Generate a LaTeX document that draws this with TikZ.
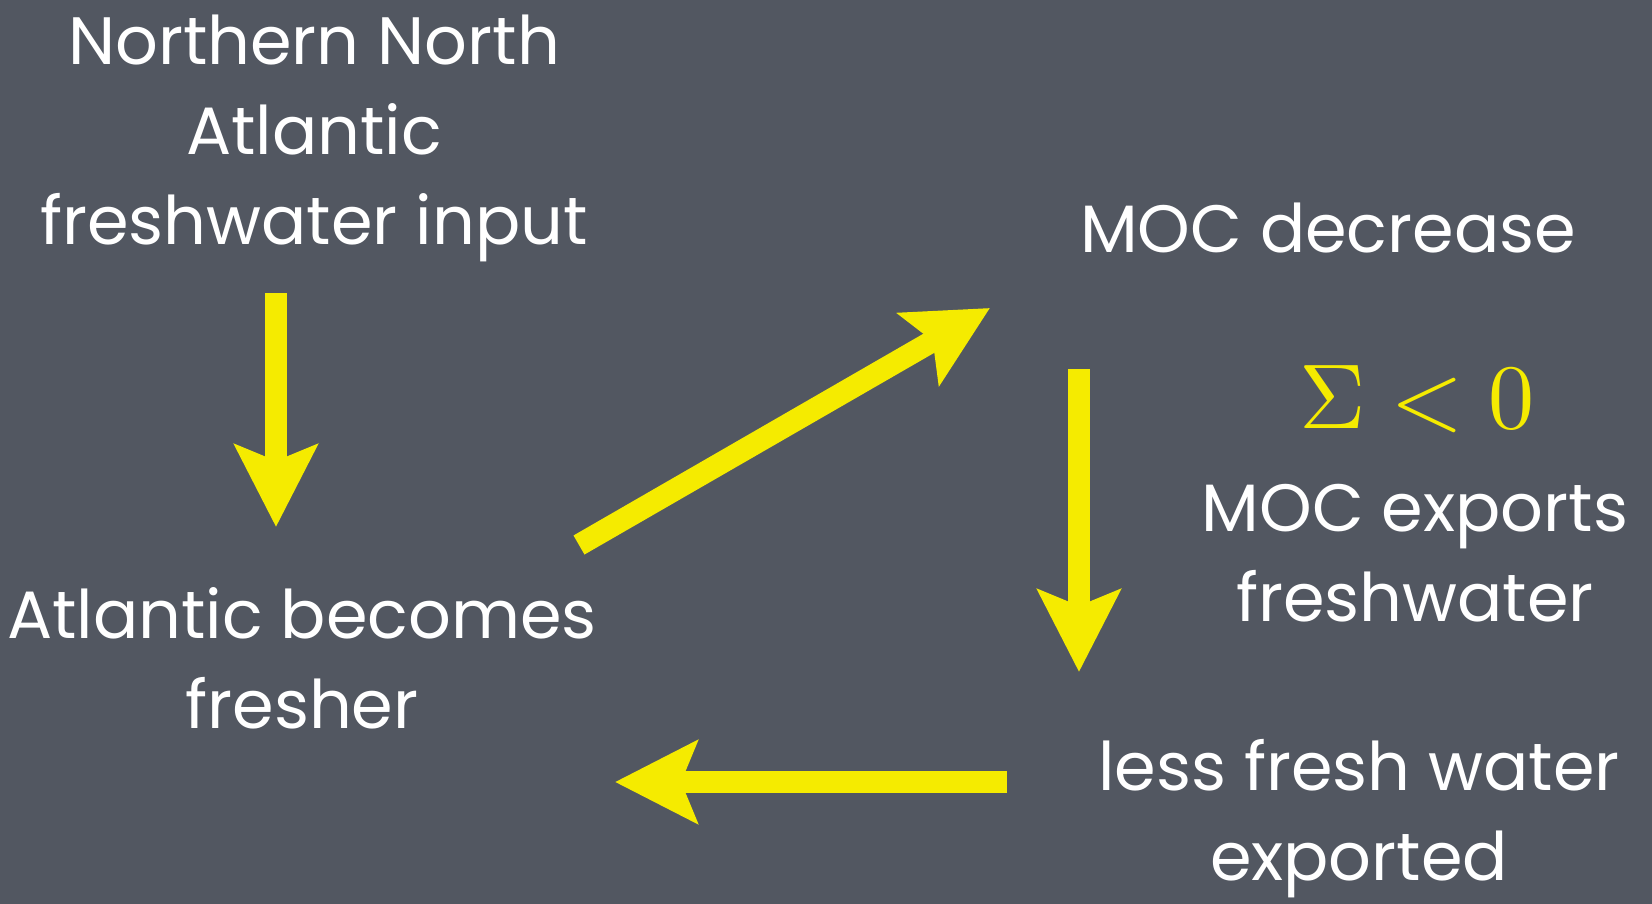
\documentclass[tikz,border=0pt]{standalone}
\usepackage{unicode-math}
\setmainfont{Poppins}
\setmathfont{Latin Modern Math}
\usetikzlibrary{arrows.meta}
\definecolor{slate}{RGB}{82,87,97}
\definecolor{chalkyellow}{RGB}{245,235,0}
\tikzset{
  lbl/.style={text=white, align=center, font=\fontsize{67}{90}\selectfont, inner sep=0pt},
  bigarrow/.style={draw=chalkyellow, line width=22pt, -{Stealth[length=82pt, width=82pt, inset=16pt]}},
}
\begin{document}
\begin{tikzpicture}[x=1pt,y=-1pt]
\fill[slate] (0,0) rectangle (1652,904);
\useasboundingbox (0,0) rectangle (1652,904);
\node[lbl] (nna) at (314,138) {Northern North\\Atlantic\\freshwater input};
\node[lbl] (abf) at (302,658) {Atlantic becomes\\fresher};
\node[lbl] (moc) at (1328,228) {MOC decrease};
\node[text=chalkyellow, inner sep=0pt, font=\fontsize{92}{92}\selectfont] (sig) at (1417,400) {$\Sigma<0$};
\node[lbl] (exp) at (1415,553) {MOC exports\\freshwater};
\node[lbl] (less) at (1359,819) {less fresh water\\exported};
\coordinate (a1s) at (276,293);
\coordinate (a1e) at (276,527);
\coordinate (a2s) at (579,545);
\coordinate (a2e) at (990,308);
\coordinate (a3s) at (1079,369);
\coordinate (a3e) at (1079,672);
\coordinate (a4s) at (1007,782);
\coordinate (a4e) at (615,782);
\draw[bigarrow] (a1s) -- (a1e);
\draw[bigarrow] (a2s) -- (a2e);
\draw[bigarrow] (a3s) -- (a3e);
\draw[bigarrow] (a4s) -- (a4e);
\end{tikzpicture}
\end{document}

— Direction —
Repeat the material above verbatim, with no pictures in the output.

— Output of the task —
Generate a LaTeX document that draws this with TikZ.
\documentclass[tikz,border=0pt]{standalone}
\usepackage{unicode-math}
\setmainfont{Poppins}
\setmathfont{Latin Modern Math}
\usetikzlibrary{arrows.meta}
\definecolor{slate}{RGB}{82,87,97}
\definecolor{chalkyellow}{RGB}{245,235,0}
\tikzset{
  lbl/.style={text=white, align=center, font=\fontsize{67}{90}\selectfont, inner sep=0pt},
  bigarrow/.style={draw=chalkyellow, line width=22pt, -{Stealth[length=82pt, width=82pt, inset=16pt]}},
}
\begin{document}
\begin{tikzpicture}[x=1pt,y=-1pt]
\fill[slate] (0,0) rectangle (1652,904);
\useasboundingbox (0,0) rectangle (1652,904);
\node[lbl] (nna) at (314,138) {Northern North\\Atlantic\\freshwater input};
\node[lbl] (abf) at (302,658) {Atlantic becomes\\fresher};
\node[lbl] (moc) at (1328,228) {MOC decrease};
\node[text=chalkyellow, inner sep=0pt, font=\fontsize{92}{92}\selectfont] (sig) at (1417,400) {$\Sigma<0$};
\node[lbl] (exp) at (1415,553) {MOC exports\\freshwater};
\node[lbl] (less) at (1359,819) {less fresh water\\exported};
\coordinate (a1s) at (276,293);
\coordinate (a1e) at (276,527);
\coordinate (a2s) at (579,545);
\coordinate (a2e) at (990,308);
\coordinate (a3s) at (1079,369);
\coordinate (a3e) at (1079,672);
\coordinate (a4s) at (1007,782);
\coordinate (a4e) at (615,782);
\draw[bigarrow] (a1s) -- (a1e);
\draw[bigarrow] (a2s) -- (a2e);
\draw[bigarrow] (a3s) -- (a3e);
\draw[bigarrow] (a4s) -- (a4e);
\end{tikzpicture}
\end{document}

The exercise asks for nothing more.